*Written task:* Go through the listing and set it down exactly, leaving out its pictures.

*Material provided:*
☆ ☆ ☆

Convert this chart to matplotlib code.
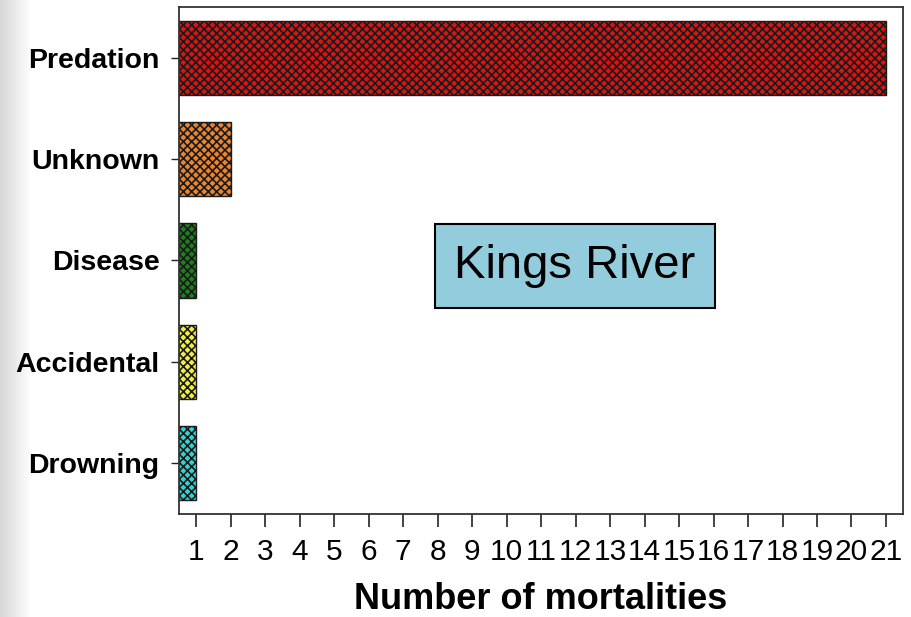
import numpy as np
import matplotlib
matplotlib.use("Agg")
import matplotlib.pyplot as plt

categories = ["Predation", "Unknown", "Disease", "Accidental", "Drowning"]
values = [21, 2, 1, 1, 1]
colors = ["#D81414", "#EA842E", "#1E7E1E", "#F0F03C", "#36D0D0"]
xticks = list(range(1, 22))

plt.rcParams['font.family'] = ['Liberation Sans', 'DejaVu Sans']
plt.rcParams['hatch.linewidth'] = 1.2

fig = plt.figure(figsize=(9.12, 6.17), dpi=100)

# subtle slide shadow at left edge
sh = fig.add_axes([0, 0, 0.035, 1])
grad = np.linspace(0.84, 1.0, 64)[None, :]
sh.imshow(grad, aspect='auto', cmap='gray', vmin=0, vmax=1, extent=[0, 1, 0, 1])
sh.axis('off')

ax = fig.add_axes([0.1963, 0.1669, 0.7937, 0.8218])
ypos = np.arange(len(categories))
for i, (c, v, col) in enumerate(zip(categories, values, colors)):
    ax.barh(i, v, left=0, height=0.73, color=col, edgecolor='#1a1a1a',
            hatch='xxxx', linewidth=1.0, zorder=2)

ax.set_ylim(len(categories) - 0.5, -0.5)
ax.set_xlim(0.5, 21.49)
ax.set_yticks(ypos)
ax.set_yticklabels(categories, fontsize=20.5, fontweight='bold')
ax.set_xticks(xticks)
ax.set_xticklabels([str(t) for t in xticks], fontsize=21.5)
ax.tick_params(axis='x', length=9, width=1.2, pad=8, color='#222222')
ax.tick_params(axis='y', length=6, width=1.0, pad=8, color='#222222')
for s in ax.spines.values():
    s.set_linewidth(1.3)
    s.set_color('#333333')
ax.set_xlabel("Number of mortalities", fontsize=26, fontweight='bold', labelpad=12)

ax.text(0.547, 0.489, "Kings River", transform=ax.transAxes, fontsize=34,
        ha='center', va='center', color='black',
        bbox=dict(boxstyle='square,pad=0.42', facecolor='#93CDDD',
                  edgecolor='black', linewidth=1.5))

fig.savefig("out.png", dpi=100)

☆ ☆ ☆

*Answer to the problem:*
Convert this chart to matplotlib code.
import numpy as np
import matplotlib
matplotlib.use("Agg")
import matplotlib.pyplot as plt

categories = ["Predation", "Unknown", "Disease", "Accidental", "Drowning"]
values = [21, 2, 1, 1, 1]
colors = ["#D81414", "#EA842E", "#1E7E1E", "#F0F03C", "#36D0D0"]
xticks = list(range(1, 22))

plt.rcParams['font.family'] = ['Liberation Sans', 'DejaVu Sans']
plt.rcParams['hatch.linewidth'] = 1.2

fig = plt.figure(figsize=(9.12, 6.17), dpi=100)

# subtle slide shadow at left edge
sh = fig.add_axes([0, 0, 0.035, 1])
grad = np.linspace(0.84, 1.0, 64)[None, :]
sh.imshow(grad, aspect='auto', cmap='gray', vmin=0, vmax=1, extent=[0, 1, 0, 1])
sh.axis('off')

ax = fig.add_axes([0.1963, 0.1669, 0.7937, 0.8218])
ypos = np.arange(len(categories))
for i, (c, v, col) in enumerate(zip(categories, values, colors)):
    ax.barh(i, v, left=0, height=0.73, color=col, edgecolor='#1a1a1a',
            hatch='xxxx', linewidth=1.0, zorder=2)

ax.set_ylim(len(categories) - 0.5, -0.5)
ax.set_xlim(0.5, 21.49)
ax.set_yticks(ypos)
ax.set_yticklabels(categories, fontsize=20.5, fontweight='bold')
ax.set_xticks(xticks)
ax.set_xticklabels([str(t) for t in xticks], fontsize=21.5)
ax.tick_params(axis='x', length=9, width=1.2, pad=8, color='#222222')
ax.tick_params(axis='y', length=6, width=1.0, pad=8, color='#222222')
for s in ax.spines.values():
    s.set_linewidth(1.3)
    s.set_color('#333333')
ax.set_xlabel("Number of mortalities", fontsize=26, fontweight='bold', labelpad=12)

ax.text(0.547, 0.489, "Kings River", transform=ax.transAxes, fontsize=34,
        ha='center', va='center', color='black',
        bbox=dict(boxstyle='square,pad=0.42', facecolor='#93CDDD',
                  edgecolor='black', linewidth=1.5))

fig.savefig("out.png", dpi=100)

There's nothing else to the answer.